Im Herbst 1883 gründete Bürgermeister Franz Xaver Mathie ein Komitee zur Errichtung eines Krankenhauses, das mit einer Kleinkinderbewahranstalt verbunden werden sollte. Da nur eine etappenweise Finanzierung denkbar war, wollte man – so die Pfarrchronik – „nach dem Grundsatze a minore ad maius“ („vom Kleineren zum Größeren“, Anm.) die Errichtung der Kleinkinderbewahranstalt als quasi Starthilfe für den Krankenhausbau vorziehen. Hierzu erwarb man 1884 das Haus in der Sternwaldstraße (heute Schmidinger), im Jänner 1885 konstituierte sich der „Verein zur Erhaltung der Kleinkinderbewahranstalt“, am 2. September des gleichen Jahres konnte die Einrichtung feierlich eröffnet werden.
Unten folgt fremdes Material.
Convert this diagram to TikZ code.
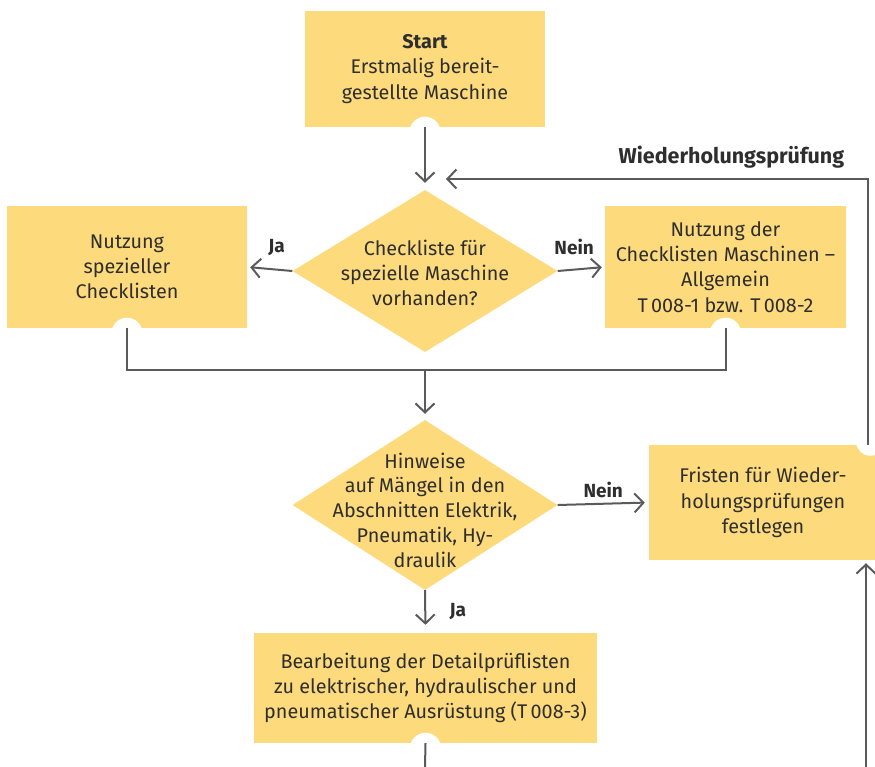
\documentclass[tikz,border=0pt]{standalone}
\usepackage{fontspec}
\setmainfont{Fira Sans}
\usetikzlibrary{positioning,shapes.geometric,arrows.meta}
\definecolor{boxyellow}{HTML}{FDDA7C}
\definecolor{linegray}{HTML}{5A5A5A}
\definecolor{txtgray}{HTML}{2E2E2E}

\begin{document}
\begin{tikzpicture}[x=1pt,y=-1pt,
  box/.style={fill=boxyellow, inner sep=0pt, align=center, text=txtgray, font=\fontsize{19.8}{25.2}\selectfont},
  decision/.style={diamond, fill=boxyellow, inner sep=0pt},
  dtext/.style={align=center, text=txtgray, font=\fontsize{19.8}{24.8}\selectfont},
  lbl/.style={text=txtgray, font=\fontsize{19}{22}\selectfont\bfseries},
  conn/.style={draw=linegray, line width=2pt},
  arr/.style={conn, -{Straight Barb[length=9pt,width=19pt,line width=2pt]}}]

\useasboundingbox (0,0) rectangle (875,767);

\node[box, minimum width=240pt, minimum height=116pt] (start) at (425,69) {{\bfseries Start}\\Erstmalig bereit-\\gestellte Maschine};
\node[decision, minimum width=265pt, minimum height=162pt] (check) at (425,271) {};
\node[dtext] (checktxt) at (425,273) {Checkliste für\\spezielle Maschine\\vorhanden?};
\node[box, minimum width=240pt, minimum height=122pt] (special) at (127,267) {Nutzung\\spezieller\\Checklisten};
\node[box, minimum width=241pt, minimum height=122pt] (general) at (725.5,267) {Nutzung der\\Checklisten Maschinen --\\Allgemein\\T\,008-1 bzw. T\,008-2};
\node[decision, minimum width=265pt, minimum height=170pt] (defects) at (425,505) {};
\node[dtext] (defectstxt) at (425,510) {Hinweise\\auf Mängel in den\\Abschnitten Elektrik,\\Pneumatik, Hy-\\draulik};
\node[box, minimum width=228pt, minimum height=115pt] (deadlines) at (763,502.5) {Fristen für Wieder-\\holungsprüfungen\\festlegen};
\node[box, minimum width=343pt, minimum height=110pt] (detail) at (425.5,688) {Bearbeitung der Detailprüflisten\\zu elektrischer, hydraulischer und\\pneumatischer Ausrüstung (T\,008-3)};

\fill[white] ([yshift=-5pt]start.south) circle (15.5);
\fill[white] ([yshift=-5pt]special.south) circle (15.5);
\fill[white] ([yshift=-5pt]general.south) circle (15.5);
\fill[white] ([yshift=-5pt]detail.south) circle (15.5);
\fill[white] ([xshift=-7pt,yshift=3pt]deadlines.north east) circle (14);

\coordinate (join) at (425,370);
\coordinate (repeat) at (446,179);
\coordinate (notch) at ([xshift=-9pt]deadlines.north east);
\coordinate (outlet) at (425,767);
\coordinate (inlet) at (866,767);

\draw[arr, shorten >=7pt] (start.south) -- (check.north);
\draw[arr, shorten >=3pt] (check.west) -- node[lbl, above=10pt, pos=0.35]{Ja} (special.east);
\draw[arr, shorten >=3pt] (check.east) -- node[lbl, above=10pt, pos=0.35]{Nein} (general.west);
\draw[conn] (special.south) |- (join) -| (general.south);
\draw[arr, shorten >=6pt] (join) -- (defects.north);
\draw[arr, shorten >=4pt] (defects.east) -- node[lbl, above=2pt]{Nein} (deadlines.west);
\draw[arr, shorten >=8pt] (defects.south) -- node[lbl, right=20pt]{Ja} (detail.north);
\draw[arr] (notch) |- node[lbl, pos=0.662, above=6pt, font=\fontsize{21.5}{24}\selectfont\bfseries]{Wiederholungsprüfung} (repeat);
\draw[conn] (detail.south) -- (outlet);
\draw[arr, shorten >=3pt] (inlet) -- (inlet |- deadlines.south);

\end{tikzpicture}
\end{document}
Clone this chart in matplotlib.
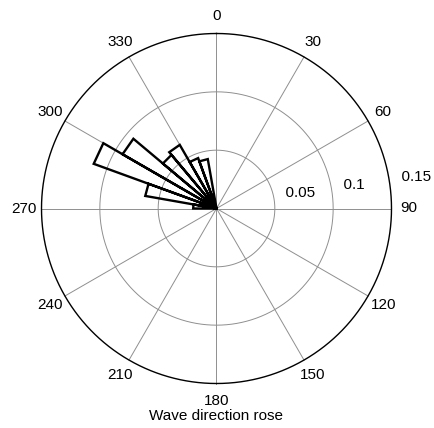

Mit der Leitung wurden die geistlichen Kreuzschwestern betraut. Die Idee des Doppelprojektes Krankenhaus/Kindergarten blieb hingegen Wunschdenken, nachdem der Krankenhausbau erst 17 Jahre später und an anderer Stelle realisiert wurde. Aber auch in eigenständiger Führung fielen dem Kindergarten im Wandel der Zeit Mehrfachfunktionen zu. Gleich nach der Gründung erhielt das Haus eine „Privatarbeitsschule“ für Mädchen, die „Nähschule“, die periodisch Ausstellungen veranstaltete und während des Ersten Weltkrieges Wollsachen für die Frontsoldaten strickte. In dieser Zeit beherbergte der Kindergarten weiters die „Suppenanstalt“, zugunsten armer oder unterernährter Kinder. Im Advent 1919 war die Lebensmittelversorgung so triste, dass die Suppenanstalt geschlossen blieb. Im März 1920 wird eine
Ausspeisestelle der amerikanischen Kinderhilfsaktion eingerichtet. Pfarrchronik und Presse berichten ausführlich darüber (rechts). Die Messung und Wägung nach der Pirquet`schen Meßtafel über Alter, Größe und Gewicht des Kindes
ergab bei 213 Haslacher Kindern nachgewiesene Ernährungsdefizite. Schon nach kurzer Zeit freute man sich über „eine nur der Ausspeisung mit den kostbaren Lebensmitteln zuzuschreibende Gewichtzunahme.“ Und „mit Jubel vernahmen die Kinder die Freudenbotschaft, dass sie nunmehr auch am Himmelfahrtsfeste und den anderen Feiertagen zur Ausspeisung kommen dürfen.“
In den hundert Jahren von der Suppenanstalt bis heute vollzog sich der Wandel vom ideologischen Dogma „Kind zur Mutter und Mutter zum Herd“, vom Bewahren und Belehren hin zum modernen Kindergarten mit professioneller kinderpädagogischer Betreuung als soziale frühkindliche Begegnungs-, Förder- und Bildungsstätte.